All of the lines below are to be printed again exactly; images are excluded from the output.

● **Given material**:
****************

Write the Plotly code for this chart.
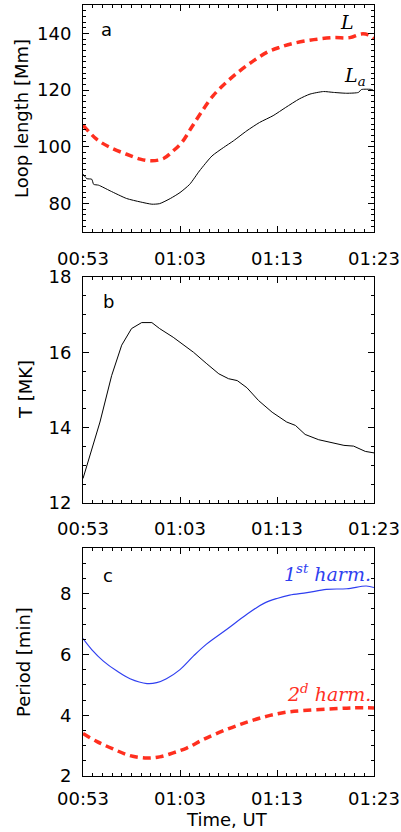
import plotly.graph_objects as go

# ---------------- data (time in minutes after 00:53 UT) ----------------
tick_minutes = [0, 10, 20, 30]
tick_labels = ["00:53", "01:03", "01:13", "01:23"]

# Panel a: loop lengths [Mm]
t_L = [0, 1.4, 2.8, 4.5, 5.9, 7.1, 8.3, 9.3, 10.2, 11.2, 12.2, 13.4, 14.8, 16.2,
       17.6, 19.0, 20.3, 21.7, 23.8, 25.8, 27.5, 28.7, 29.4, 30]
L_vals = [107.7, 102.7, 99.8, 97.4, 95.7, 95.1, 95.9, 98.6, 101.6, 106.9, 112.2, 118.0,
          122.8, 126.9, 130.4, 133.4, 135.1, 136.5, 137.8, 138.5, 138.5, 139.8, 139.5, 138.1]

t_La = [0, 0.4, 0.9, 1.1, 1.6, 2.8, 4.5, 5.9, 7.1, 7.9, 9.0, 10.0, 11.0, 12.0, 13.3,
        14.5, 15.5, 16.9, 18.2, 19.6, 20.9, 22.3, 23.4, 24.8, 25.8, 27.2, 28.4, 28.7,
        29.8, 30]
La_vals = [90.4, 88.8, 88.6, 86.8, 86.5, 84.5, 81.8, 80.6, 79.8, 80.0, 81.8, 83.9, 86.8,
           91.5, 96.8, 99.8, 102.1, 105.7, 108.6, 111.0, 113.9, 116.9, 118.6, 119.5,
           119.2, 118.9, 119.2, 120.2, 120.2, 119.7]

# Panel b: temperature [MK]
t_T = [0, 1.75, 2.95, 3.99, 5.0, 6.05, 7.1, 7.9, 9.3, 11.4, 12.7, 14.0, 15.0, 15.9,
       16.9, 18.1, 19.5, 21.0, 21.9, 22.9, 24.3, 25.8, 26.9, 27.9, 29.1, 30]
T_vals = [12.65, 14.15, 15.38, 16.19, 16.63, 16.79, 16.79, 16.63, 16.40, 16.0, 15.71,
          15.43, 15.30, 15.25, 15.06, 14.72, 14.41, 14.15, 14.06, 13.82, 13.68, 13.60,
          13.53, 13.51, 13.37, 13.33]

# Panel c: periods [min]
t_P1 = [0, 0.9, 2.1, 3.5, 4.85, 6.6, 7.6, 8.6, 10.0, 11.4, 12.7, 14.8, 16.9, 18.6,
        20.0, 21.3, 23.1, 25.1, 27.2, 29.2, 30]
P1_vals = [6.52, 6.16, 5.78, 5.45, 5.20, 5.04, 5.07, 5.20, 5.50, 5.95, 6.33, 6.82, 7.32,
           7.67, 7.84, 7.95, 8.03, 8.14, 8.16, 8.25, 8.20]

t_P2 = [0, 1.4, 3.1, 4.85, 6.6, 7.9, 9.3, 10.7, 12.4, 14.8, 16.9, 19.0, 21.0, 23.1,
        25.8, 27.9, 30]
P2_vals = [3.40, 3.14, 2.89, 2.67, 2.59, 2.63, 2.76, 2.92, 3.20, 3.53, 3.77, 3.97, 4.10,
           4.16, 4.21, 4.24, 4.24]

# ---------------- figure ----------------
W, H = 401, 832
RED = "#ff2f1f"
BLUE = "#2f3ff0"
SANS = "DejaVu Sans, sans-serif"
SERIF = "DejaVu Serif, Liberation Serif, serif"

fig = go.Figure()
fig.add_trace(go.Scatter(x=t_L, y=L_vals, mode="lines", line=dict(color=RED, width=3.5, dash="8px,5px", shape="spline"), xaxis="x", yaxis="y"))
fig.add_trace(go.Scatter(x=t_La, y=La_vals, mode="lines", line=dict(color="black", width=1.0, shape="spline", smoothing=0.6), xaxis="x", yaxis="y"))
fig.add_trace(go.Scatter(x=t_T, y=T_vals, mode="lines", line=dict(color="black", width=1.0), xaxis="x2", yaxis="y2"))
fig.add_trace(go.Scatter(x=t_P1, y=P1_vals, mode="lines", line=dict(color=BLUE, width=1.2, shape="spline"), xaxis="x3", yaxis="y3"))
fig.add_trace(go.Scatter(x=t_P2, y=P2_vals, mode="lines", line=dict(color=RED, width=3.5, dash="8px,5px", shape="spline"), xaxis="x3", yaxis="y3"))

xdom = [83 / W, 374 / W]
def ydom(top, bot):
    return [1 - bot / H, 1 - top / H]

tickfont = dict(family=SANS, size=18, color="black")

def xaxis(anchor, standoff):
    return dict(domain=xdom, anchor=anchor, range=[0, 30], tickvals=tick_minutes, ticktext=tick_labels,
                ticks="inside", ticklen=6, tickwidth=1, tickcolor="black",
                showline=True, linecolor="black", linewidth=1, mirror="allticks",
                showgrid=False, zeroline=False, tickfont=tickfont, ticklabelstandoff=standoff,
                minor=dict(dtick=1, tick0=0, ticks="inside", ticklen=3, tickcolor="black", showgrid=False),
                automargin=False, fixedrange=True)

def yaxis(anchor, dom, rng, major, minor):
    return dict(domain=dom, anchor=anchor, range=rng, dtick=major, tick0=0,
                ticks="inside", ticklen=6, tickwidth=1, tickcolor="black",
                showline=True, linecolor="black", linewidth=1, mirror="allticks",
                showgrid=False, zeroline=False, tickfont=tickfont, ticklabelstandoff=7,
                minor=dict(dtick=minor, tick0=0, ticks="inside", ticklen=3, tickcolor="black", showgrid=False),
                automargin=False, fixedrange=True)

fig.update_layout(
    width=W, height=H, margin=dict(l=0, r=0, t=0, b=0),
    paper_bgcolor="white", plot_bgcolor="white", showlegend=False,
    xaxis=xaxis("y", 10), yaxis=yaxis("x", ydom(5, 232), [70, 150], 20, 2),
    xaxis2=xaxis("y2", 9), yaxis2=yaxis("x2", ydom(277, 503), [12, 18], 2, 0.5),
    xaxis3=xaxis("y3", 6), yaxis3=yaxis("x3", ydom(548, 776), [2, 9.5], 2, 0.5),
)

def ann(text, x, y, font, angle=0, xanchor="center"):
    fig.add_annotation(text=text, x=x / W, y=1 - y / H, xref="paper", yref="paper",
                       showarrow=False, font=font, textangle=angle, xanchor=xanchor, yanchor="middle")

labfont = dict(family=SANS, size=18, color="black")
ann("Loop length [Mm]", 21, 119, labfont, -90)
ann("T [MK]", 25, 390, labfont, -90)
ann("Period [min]", 23, 662, labfont, -90)
ann("Time, UT", 227, 819, labfont)
ann("a", 107, 29, labfont)
ann("b", 108, 302, labfont)
ann("c", 108, 575, labfont)

ann("<i>L</i>", 347, 22, dict(family=SERIF, size=19, color="black"))
ann("<i>L<sub>a</sub></i>", 355, 77, dict(family=SERIF, size=19, color="black"))
ann("<i>1<sup>st</sup> harm.</i>", 373, 573, dict(family=SERIF, size=19, color=BLUE), xanchor="right")
ann("<i>2<sup>d</sup> harm.</i>", 373, 693, dict(family=SERIF, size=19, color=RED), xanchor="right")

fig.write_html("out.html")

****************

● **Right answer**:
Write the Plotly code for this chart.
import plotly.graph_objects as go

# ---------------- data (time in minutes after 00:53 UT) ----------------
tick_minutes = [0, 10, 20, 30]
tick_labels = ["00:53", "01:03", "01:13", "01:23"]

# Panel a: loop lengths [Mm]
t_L = [0, 1.4, 2.8, 4.5, 5.9, 7.1, 8.3, 9.3, 10.2, 11.2, 12.2, 13.4, 14.8, 16.2,
       17.6, 19.0, 20.3, 21.7, 23.8, 25.8, 27.5, 28.7, 29.4, 30]
L_vals = [107.7, 102.7, 99.8, 97.4, 95.7, 95.1, 95.9, 98.6, 101.6, 106.9, 112.2, 118.0,
          122.8, 126.9, 130.4, 133.4, 135.1, 136.5, 137.8, 138.5, 138.5, 139.8, 139.5, 138.1]

t_La = [0, 0.4, 0.9, 1.1, 1.6, 2.8, 4.5, 5.9, 7.1, 7.9, 9.0, 10.0, 11.0, 12.0, 13.3,
        14.5, 15.5, 16.9, 18.2, 19.6, 20.9, 22.3, 23.4, 24.8, 25.8, 27.2, 28.4, 28.7,
        29.8, 30]
La_vals = [90.4, 88.8, 88.6, 86.8, 86.5, 84.5, 81.8, 80.6, 79.8, 80.0, 81.8, 83.9, 86.8,
           91.5, 96.8, 99.8, 102.1, 105.7, 108.6, 111.0, 113.9, 116.9, 118.6, 119.5,
           119.2, 118.9, 119.2, 120.2, 120.2, 119.7]

# Panel b: temperature [MK]
t_T = [0, 1.75, 2.95, 3.99, 5.0, 6.05, 7.1, 7.9, 9.3, 11.4, 12.7, 14.0, 15.0, 15.9,
       16.9, 18.1, 19.5, 21.0, 21.9, 22.9, 24.3, 25.8, 26.9, 27.9, 29.1, 30]
T_vals = [12.65, 14.15, 15.38, 16.19, 16.63, 16.79, 16.79, 16.63, 16.40, 16.0, 15.71,
          15.43, 15.30, 15.25, 15.06, 14.72, 14.41, 14.15, 14.06, 13.82, 13.68, 13.60,
          13.53, 13.51, 13.37, 13.33]

# Panel c: periods [min]
t_P1 = [0, 0.9, 2.1, 3.5, 4.85, 6.6, 7.6, 8.6, 10.0, 11.4, 12.7, 14.8, 16.9, 18.6,
        20.0, 21.3, 23.1, 25.1, 27.2, 29.2, 30]
P1_vals = [6.52, 6.16, 5.78, 5.45, 5.20, 5.04, 5.07, 5.20, 5.50, 5.95, 6.33, 6.82, 7.32,
           7.67, 7.84, 7.95, 8.03, 8.14, 8.16, 8.25, 8.20]

t_P2 = [0, 1.4, 3.1, 4.85, 6.6, 7.9, 9.3, 10.7, 12.4, 14.8, 16.9, 19.0, 21.0, 23.1,
        25.8, 27.9, 30]
P2_vals = [3.40, 3.14, 2.89, 2.67, 2.59, 2.63, 2.76, 2.92, 3.20, 3.53, 3.77, 3.97, 4.10,
           4.16, 4.21, 4.24, 4.24]

# ---------------- figure ----------------
W, H = 401, 832
RED = "#ff2f1f"
BLUE = "#2f3ff0"
SANS = "DejaVu Sans, sans-serif"
SERIF = "DejaVu Serif, Liberation Serif, serif"

fig = go.Figure()
fig.add_trace(go.Scatter(x=t_L, y=L_vals, mode="lines", line=dict(color=RED, width=3.5, dash="8px,5px", shape="spline"), xaxis="x", yaxis="y"))
fig.add_trace(go.Scatter(x=t_La, y=La_vals, mode="lines", line=dict(color="black", width=1.0, shape="spline", smoothing=0.6), xaxis="x", yaxis="y"))
fig.add_trace(go.Scatter(x=t_T, y=T_vals, mode="lines", line=dict(color="black", width=1.0), xaxis="x2", yaxis="y2"))
fig.add_trace(go.Scatter(x=t_P1, y=P1_vals, mode="lines", line=dict(color=BLUE, width=1.2, shape="spline"), xaxis="x3", yaxis="y3"))
fig.add_trace(go.Scatter(x=t_P2, y=P2_vals, mode="lines", line=dict(color=RED, width=3.5, dash="8px,5px", shape="spline"), xaxis="x3", yaxis="y3"))

xdom = [83 / W, 374 / W]
def ydom(top, bot):
    return [1 - bot / H, 1 - top / H]

tickfont = dict(family=SANS, size=18, color="black")

def xaxis(anchor, standoff):
    return dict(domain=xdom, anchor=anchor, range=[0, 30], tickvals=tick_minutes, ticktext=tick_labels,
                ticks="inside", ticklen=6, tickwidth=1, tickcolor="black",
                showline=True, linecolor="black", linewidth=1, mirror="allticks",
                showgrid=False, zeroline=False, tickfont=tickfont, ticklabelstandoff=standoff,
                minor=dict(dtick=1, tick0=0, ticks="inside", ticklen=3, tickcolor="black", showgrid=False),
                automargin=False, fixedrange=True)

def yaxis(anchor, dom, rng, major, minor):
    return dict(domain=dom, anchor=anchor, range=rng, dtick=major, tick0=0,
                ticks="inside", ticklen=6, tickwidth=1, tickcolor="black",
                showline=True, linecolor="black", linewidth=1, mirror="allticks",
                showgrid=False, zeroline=False, tickfont=tickfont, ticklabelstandoff=7,
                minor=dict(dtick=minor, tick0=0, ticks="inside", ticklen=3, tickcolor="black", showgrid=False),
                automargin=False, fixedrange=True)

fig.update_layout(
    width=W, height=H, margin=dict(l=0, r=0, t=0, b=0),
    paper_bgcolor="white", plot_bgcolor="white", showlegend=False,
    xaxis=xaxis("y", 10), yaxis=yaxis("x", ydom(5, 232), [70, 150], 20, 2),
    xaxis2=xaxis("y2", 9), yaxis2=yaxis("x2", ydom(277, 503), [12, 18], 2, 0.5),
    xaxis3=xaxis("y3", 6), yaxis3=yaxis("x3", ydom(548, 776), [2, 9.5], 2, 0.5),
)

def ann(text, x, y, font, angle=0, xanchor="center"):
    fig.add_annotation(text=text, x=x / W, y=1 - y / H, xref="paper", yref="paper",
                       showarrow=False, font=font, textangle=angle, xanchor=xanchor, yanchor="middle")

labfont = dict(family=SANS, size=18, color="black")
ann("Loop length [Mm]", 21, 119, labfont, -90)
ann("T [MK]", 25, 390, labfont, -90)
ann("Period [min]", 23, 662, labfont, -90)
ann("Time, UT", 227, 819, labfont)
ann("a", 107, 29, labfont)
ann("b", 108, 302, labfont)
ann("c", 108, 575, labfont)

ann("<i>L</i>", 347, 22, dict(family=SERIF, size=19, color="black"))
ann("<i>L<sub>a</sub></i>", 355, 77, dict(family=SERIF, size=19, color="black"))
ann("<i>1<sup>st</sup> harm.</i>", 373, 573, dict(family=SERIF, size=19, color=BLUE), xanchor="right")
ann("<i>2<sup>d</sup> harm.</i>", 373, 693, dict(family=SERIF, size=19, color=RED), xanchor="right")

fig.write_html("out.html")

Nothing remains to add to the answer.